Joël Cornette et Anne-Marie Helvétius insistent donc sur l’identification de le personne du roi à la constitution même de l’Etat. Ce qui permet de mesurer à quel point sa disparition est source de traumatisme et de violences : il en est ainsi des périodes de minorité comme au début des guerres de Religion avec la disparation soudaine d’Henri II en 1559, les révoltes aristocratiques durant la Régence de Marie de Médicis, la Fronde au temps de Louis XIV enfant. Ou bien encore le refus paysan de payer la taille lors de la disparation de Louis XIII en 1643 car beaucoup pensaient que cet impôt était étroitement lié aux besoins du monarque défunt. Le prince n’est pas un personnage comme les autres disait Bossuet. La mort provoque donc rupture, temps d’incertitude, vacance du pouvoir et ambitions personnelles. Le cérémonial des funérailles représente donc un moment clef entre le roi défunt et son successeur. En effet, cette représentation publique assure la pérennité et la survie du pouvoir. Cet entre-deux reste donc, pour les auteurs, une temporalité événementielle exceptionnelle. Il s’agit d’une histoire lestée de multiples implications et enjeux, une histoire pleinement, totalement politique aussi, puisque c’est l’essence et le fonctionnement même du pouvoir qui se jouent au moment de la mort parfois tragique de celui qui incarne et exerce la souverainement.

Le livre s’articule autour de trois parties. La première, intitulée «Aux origines» nous rappelle que le temps de la royauté ne peut s’inscrire que dans la durée. En France, durant les quatorze siècles qu’a durée la monarchie, trouve ses fondements dans le très haut Moyen Age, époque où les sources restent rares sujettes à caution. Cependant, les recherches archéologiques peuvent suppléer l’absence de textes, comme la tombe du roi Raewald d’Esst-Anglie inhumé au VIIè siècle. Ce chapitre révèle au final le caractère exceptionnel que revêtait, déjà, la mort des rois aux premiers siècles du Moyen Age. Le lien indissociable que la royauté entretien avec le sacré démontre que, dès l’origine, la mort d’un roi, quelque soit le contexte, représente un phénomène hors-norme.
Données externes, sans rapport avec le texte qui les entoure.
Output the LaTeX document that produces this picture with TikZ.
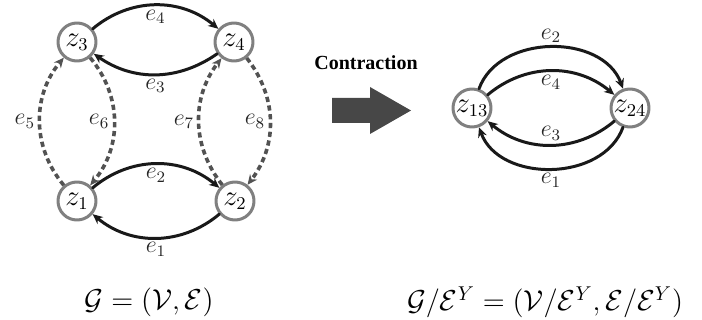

La seconde partie intitulée «Questionnements» vise à éclairer les différents aspects particuliers de la mort des rois à partir de cinq études regroupées en trois thèmes : le roi assassiné, les pratiques funéraires, la régence. Deux chapitres sont consacrés aux rois assassinés dans des contextes très troublés. Entre pamphlets, polémiques, comment les contemporains ont-ils réagi à la nouvelle de la mort tragique d’Henri III ? Comment s’est faite l’annonce de la disparation d’Henri IV ? A t-elle été contrôlée afin d’assurer la stabilité politique du royaume ? Les deux autres chapitres analysent la question des pratiques funéraires, depuis la belle mort de Charles V à l’embaument de Catherine de Médicis.

Enfin, la dernière partie étudie le modèle Louis XIV, de nouvelles perspectives éclairent différents aspects de la disparation du Roi Soleil : une mort spectacle, assumée comme telle par le souverain lui-même, des funérailles grandioses, les dernières de l’Ancien Régime, une mort anticipée aussi, par des pamphlets et des images fabriquées par les puissances étrangères, déconstruction méthodique de la gloire.